Records supplied:
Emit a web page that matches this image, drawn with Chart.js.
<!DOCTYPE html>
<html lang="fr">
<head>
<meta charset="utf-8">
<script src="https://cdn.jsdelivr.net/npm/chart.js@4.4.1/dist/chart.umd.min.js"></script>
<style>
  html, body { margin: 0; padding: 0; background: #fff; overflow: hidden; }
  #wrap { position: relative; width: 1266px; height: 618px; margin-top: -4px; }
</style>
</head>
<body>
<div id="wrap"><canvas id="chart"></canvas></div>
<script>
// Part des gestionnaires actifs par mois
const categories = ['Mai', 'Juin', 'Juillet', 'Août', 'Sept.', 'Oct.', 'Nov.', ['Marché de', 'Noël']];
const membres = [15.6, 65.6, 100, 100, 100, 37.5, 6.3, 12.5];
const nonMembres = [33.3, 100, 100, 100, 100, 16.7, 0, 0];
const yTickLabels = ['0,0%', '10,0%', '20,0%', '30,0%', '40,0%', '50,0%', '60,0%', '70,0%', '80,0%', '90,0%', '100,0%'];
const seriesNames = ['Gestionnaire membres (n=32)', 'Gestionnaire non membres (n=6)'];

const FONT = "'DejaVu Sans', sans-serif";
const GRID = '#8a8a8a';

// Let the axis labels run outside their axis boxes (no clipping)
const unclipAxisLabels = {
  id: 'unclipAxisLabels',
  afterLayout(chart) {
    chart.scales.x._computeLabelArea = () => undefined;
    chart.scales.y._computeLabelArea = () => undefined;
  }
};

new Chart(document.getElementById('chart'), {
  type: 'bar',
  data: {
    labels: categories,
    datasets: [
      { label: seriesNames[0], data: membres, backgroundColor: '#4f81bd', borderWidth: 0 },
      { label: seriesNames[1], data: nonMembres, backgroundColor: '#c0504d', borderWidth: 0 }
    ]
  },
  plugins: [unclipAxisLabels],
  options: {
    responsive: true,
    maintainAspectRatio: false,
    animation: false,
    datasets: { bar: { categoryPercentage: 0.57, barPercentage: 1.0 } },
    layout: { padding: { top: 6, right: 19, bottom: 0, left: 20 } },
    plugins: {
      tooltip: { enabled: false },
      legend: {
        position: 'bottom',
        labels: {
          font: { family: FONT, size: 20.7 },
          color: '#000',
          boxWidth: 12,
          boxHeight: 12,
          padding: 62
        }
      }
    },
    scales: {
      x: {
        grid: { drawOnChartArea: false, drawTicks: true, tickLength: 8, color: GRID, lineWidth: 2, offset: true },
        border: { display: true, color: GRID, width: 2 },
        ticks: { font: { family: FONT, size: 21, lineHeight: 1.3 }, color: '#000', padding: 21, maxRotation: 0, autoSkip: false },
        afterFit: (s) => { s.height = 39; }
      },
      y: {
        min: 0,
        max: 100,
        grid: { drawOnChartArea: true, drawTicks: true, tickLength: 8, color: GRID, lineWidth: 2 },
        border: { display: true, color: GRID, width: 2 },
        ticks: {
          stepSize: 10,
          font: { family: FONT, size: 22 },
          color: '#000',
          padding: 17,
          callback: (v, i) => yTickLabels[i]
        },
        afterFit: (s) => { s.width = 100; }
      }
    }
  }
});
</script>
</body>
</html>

* * *

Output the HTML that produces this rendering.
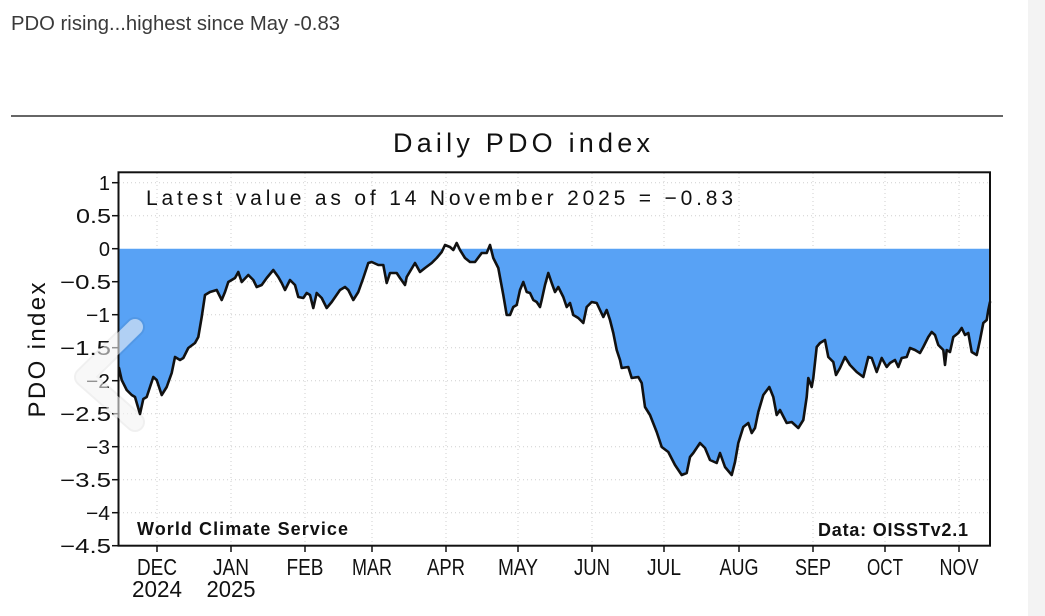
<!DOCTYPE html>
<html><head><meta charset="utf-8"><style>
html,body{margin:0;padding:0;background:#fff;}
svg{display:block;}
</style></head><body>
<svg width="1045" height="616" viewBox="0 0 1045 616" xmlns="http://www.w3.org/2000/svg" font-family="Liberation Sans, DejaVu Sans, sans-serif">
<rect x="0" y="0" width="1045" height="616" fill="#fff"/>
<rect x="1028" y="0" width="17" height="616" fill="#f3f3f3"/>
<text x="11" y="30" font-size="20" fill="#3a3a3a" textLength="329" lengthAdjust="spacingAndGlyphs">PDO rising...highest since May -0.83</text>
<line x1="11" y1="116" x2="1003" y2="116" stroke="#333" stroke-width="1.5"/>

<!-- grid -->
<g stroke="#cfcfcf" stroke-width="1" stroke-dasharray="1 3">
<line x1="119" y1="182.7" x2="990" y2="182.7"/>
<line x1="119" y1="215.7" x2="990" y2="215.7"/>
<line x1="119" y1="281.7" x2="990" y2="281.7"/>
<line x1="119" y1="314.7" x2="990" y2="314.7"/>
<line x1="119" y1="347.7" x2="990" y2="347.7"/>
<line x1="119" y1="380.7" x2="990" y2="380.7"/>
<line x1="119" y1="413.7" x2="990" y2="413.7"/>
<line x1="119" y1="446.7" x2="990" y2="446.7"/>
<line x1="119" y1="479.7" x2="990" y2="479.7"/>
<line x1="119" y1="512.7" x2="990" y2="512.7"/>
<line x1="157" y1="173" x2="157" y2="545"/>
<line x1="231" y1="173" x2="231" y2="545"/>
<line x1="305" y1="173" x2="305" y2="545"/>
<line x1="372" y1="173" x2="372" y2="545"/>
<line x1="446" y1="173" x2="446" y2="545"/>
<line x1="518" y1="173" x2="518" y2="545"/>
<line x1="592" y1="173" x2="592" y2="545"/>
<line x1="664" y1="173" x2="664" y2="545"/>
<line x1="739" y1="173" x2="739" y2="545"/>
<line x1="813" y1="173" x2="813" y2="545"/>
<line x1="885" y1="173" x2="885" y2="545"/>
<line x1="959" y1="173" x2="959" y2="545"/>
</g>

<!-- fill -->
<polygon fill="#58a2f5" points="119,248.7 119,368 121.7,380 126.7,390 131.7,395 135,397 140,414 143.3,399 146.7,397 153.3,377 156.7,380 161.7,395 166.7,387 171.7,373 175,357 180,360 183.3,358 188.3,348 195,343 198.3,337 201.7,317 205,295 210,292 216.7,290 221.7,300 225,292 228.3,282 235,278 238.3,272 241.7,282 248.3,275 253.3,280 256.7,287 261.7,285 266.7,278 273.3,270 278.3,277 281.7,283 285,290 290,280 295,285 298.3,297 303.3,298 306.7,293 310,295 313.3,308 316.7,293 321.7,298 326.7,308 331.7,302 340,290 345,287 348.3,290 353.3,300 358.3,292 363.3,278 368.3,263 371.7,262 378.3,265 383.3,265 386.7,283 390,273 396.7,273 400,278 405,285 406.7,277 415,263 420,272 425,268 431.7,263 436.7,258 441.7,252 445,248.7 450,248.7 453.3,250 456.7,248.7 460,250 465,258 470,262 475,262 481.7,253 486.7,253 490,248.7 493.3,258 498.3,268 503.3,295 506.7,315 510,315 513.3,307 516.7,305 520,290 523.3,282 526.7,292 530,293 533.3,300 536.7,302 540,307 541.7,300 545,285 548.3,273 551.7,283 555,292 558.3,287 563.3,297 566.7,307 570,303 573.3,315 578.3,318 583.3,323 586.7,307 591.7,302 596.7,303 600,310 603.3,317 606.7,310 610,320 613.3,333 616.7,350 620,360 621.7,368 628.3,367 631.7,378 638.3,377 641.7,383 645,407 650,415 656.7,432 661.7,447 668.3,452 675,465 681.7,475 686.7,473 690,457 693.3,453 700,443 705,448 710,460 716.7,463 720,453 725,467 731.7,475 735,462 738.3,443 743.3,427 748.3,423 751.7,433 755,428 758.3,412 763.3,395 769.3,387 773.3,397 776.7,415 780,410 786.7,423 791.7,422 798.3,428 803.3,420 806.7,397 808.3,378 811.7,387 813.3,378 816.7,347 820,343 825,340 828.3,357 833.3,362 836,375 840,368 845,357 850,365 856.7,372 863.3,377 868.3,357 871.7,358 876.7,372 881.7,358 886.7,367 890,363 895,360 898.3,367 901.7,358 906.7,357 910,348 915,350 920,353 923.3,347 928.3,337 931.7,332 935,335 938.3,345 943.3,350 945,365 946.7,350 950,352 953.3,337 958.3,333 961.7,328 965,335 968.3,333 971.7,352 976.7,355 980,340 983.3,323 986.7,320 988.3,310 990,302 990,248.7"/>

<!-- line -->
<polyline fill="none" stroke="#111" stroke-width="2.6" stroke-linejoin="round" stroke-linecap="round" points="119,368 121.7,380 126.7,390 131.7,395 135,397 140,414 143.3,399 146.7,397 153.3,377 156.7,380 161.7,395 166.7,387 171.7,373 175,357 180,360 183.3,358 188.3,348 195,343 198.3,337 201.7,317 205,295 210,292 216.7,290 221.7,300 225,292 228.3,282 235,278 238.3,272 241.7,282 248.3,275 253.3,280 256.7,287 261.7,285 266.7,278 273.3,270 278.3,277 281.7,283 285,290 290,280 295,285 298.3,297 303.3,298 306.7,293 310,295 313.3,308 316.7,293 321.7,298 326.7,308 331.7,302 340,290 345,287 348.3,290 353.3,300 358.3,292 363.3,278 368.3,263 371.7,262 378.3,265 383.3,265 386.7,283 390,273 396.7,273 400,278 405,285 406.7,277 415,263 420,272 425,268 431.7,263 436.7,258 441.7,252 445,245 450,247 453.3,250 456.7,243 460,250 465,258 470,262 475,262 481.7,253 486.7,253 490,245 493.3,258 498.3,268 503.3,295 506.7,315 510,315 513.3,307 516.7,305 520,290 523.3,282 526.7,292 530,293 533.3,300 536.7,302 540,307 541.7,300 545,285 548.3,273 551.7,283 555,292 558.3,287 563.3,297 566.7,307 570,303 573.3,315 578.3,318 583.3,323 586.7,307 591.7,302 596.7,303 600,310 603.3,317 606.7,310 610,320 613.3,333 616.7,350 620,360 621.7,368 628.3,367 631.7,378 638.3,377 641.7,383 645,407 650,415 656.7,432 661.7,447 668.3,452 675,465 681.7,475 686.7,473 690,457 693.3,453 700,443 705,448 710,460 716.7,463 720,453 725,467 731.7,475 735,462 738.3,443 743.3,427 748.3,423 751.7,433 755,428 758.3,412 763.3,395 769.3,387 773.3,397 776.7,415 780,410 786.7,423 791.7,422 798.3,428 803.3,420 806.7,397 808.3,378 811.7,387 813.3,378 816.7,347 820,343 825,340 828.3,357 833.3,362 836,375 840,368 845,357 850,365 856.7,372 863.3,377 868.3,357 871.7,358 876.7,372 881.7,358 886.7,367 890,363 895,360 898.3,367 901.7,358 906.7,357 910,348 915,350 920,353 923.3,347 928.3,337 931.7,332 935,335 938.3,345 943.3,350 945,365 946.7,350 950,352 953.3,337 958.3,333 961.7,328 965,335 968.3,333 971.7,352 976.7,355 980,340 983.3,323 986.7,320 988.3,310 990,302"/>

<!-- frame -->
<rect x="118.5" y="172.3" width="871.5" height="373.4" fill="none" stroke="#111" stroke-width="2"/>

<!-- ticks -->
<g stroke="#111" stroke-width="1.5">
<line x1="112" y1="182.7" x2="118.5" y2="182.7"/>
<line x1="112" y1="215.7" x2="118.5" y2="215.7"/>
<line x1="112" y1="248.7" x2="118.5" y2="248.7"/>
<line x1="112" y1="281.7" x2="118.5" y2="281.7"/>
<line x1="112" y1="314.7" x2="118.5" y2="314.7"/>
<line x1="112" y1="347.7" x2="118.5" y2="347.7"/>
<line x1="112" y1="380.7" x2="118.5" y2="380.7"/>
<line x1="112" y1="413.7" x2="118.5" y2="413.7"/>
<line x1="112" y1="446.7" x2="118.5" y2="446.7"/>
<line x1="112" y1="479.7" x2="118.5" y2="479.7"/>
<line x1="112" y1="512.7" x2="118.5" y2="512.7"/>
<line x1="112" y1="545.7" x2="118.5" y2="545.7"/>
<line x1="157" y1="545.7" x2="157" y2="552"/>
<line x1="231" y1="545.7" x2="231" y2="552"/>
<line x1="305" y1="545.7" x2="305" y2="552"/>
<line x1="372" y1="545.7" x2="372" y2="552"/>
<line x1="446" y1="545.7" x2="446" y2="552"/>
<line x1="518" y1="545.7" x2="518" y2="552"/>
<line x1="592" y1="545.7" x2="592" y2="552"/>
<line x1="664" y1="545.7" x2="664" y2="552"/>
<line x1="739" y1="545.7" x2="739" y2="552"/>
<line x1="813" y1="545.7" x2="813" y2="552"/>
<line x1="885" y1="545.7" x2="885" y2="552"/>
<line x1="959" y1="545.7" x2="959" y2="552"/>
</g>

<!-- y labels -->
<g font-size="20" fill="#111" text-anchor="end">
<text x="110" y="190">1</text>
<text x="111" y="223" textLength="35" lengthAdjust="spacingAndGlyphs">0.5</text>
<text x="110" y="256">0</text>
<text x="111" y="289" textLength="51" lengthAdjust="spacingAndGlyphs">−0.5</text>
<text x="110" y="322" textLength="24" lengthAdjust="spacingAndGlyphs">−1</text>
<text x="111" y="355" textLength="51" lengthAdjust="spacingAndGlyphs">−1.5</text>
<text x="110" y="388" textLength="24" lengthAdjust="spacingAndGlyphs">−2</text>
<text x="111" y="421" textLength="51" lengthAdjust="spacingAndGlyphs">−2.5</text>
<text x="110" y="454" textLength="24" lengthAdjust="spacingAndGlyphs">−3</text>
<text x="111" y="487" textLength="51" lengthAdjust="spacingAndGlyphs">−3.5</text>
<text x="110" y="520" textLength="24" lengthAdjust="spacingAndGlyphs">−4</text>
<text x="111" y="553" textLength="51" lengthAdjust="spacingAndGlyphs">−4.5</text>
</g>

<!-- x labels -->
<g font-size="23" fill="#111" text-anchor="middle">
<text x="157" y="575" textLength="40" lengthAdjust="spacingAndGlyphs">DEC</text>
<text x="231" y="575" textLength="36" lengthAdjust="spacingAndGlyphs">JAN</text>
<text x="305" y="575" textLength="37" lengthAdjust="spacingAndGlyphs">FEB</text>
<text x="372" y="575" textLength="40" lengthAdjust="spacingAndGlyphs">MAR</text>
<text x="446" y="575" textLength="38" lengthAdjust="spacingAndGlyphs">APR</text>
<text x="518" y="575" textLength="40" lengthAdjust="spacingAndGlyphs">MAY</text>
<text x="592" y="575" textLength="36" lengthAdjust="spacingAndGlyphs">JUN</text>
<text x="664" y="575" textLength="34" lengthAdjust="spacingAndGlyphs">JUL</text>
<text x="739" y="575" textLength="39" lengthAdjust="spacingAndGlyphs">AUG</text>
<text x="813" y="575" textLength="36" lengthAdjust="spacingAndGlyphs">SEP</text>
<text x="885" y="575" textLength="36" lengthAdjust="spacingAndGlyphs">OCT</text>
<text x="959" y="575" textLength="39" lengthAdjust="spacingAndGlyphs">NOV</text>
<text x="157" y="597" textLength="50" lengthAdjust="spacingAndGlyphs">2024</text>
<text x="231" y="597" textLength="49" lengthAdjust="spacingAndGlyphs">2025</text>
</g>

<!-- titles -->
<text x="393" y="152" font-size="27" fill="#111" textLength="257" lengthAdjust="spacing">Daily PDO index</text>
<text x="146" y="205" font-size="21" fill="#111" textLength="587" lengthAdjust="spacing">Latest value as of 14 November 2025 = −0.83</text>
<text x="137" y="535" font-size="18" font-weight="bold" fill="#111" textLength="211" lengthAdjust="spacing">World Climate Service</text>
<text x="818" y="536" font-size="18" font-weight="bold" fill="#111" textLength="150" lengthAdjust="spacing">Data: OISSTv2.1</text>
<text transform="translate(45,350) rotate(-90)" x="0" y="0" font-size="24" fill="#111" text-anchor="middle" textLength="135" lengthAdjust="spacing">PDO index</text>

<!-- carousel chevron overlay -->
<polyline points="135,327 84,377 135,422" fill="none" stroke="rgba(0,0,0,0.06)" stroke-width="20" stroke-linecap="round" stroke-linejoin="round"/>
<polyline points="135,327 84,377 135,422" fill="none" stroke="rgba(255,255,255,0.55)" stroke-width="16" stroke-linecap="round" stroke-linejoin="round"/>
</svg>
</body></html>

Task objective: Make a copy of each line that contains the string "this".

Correct response:
Emit a web page that matches this image, drawn with Chart.js.
Output the HTML that produces this rendering.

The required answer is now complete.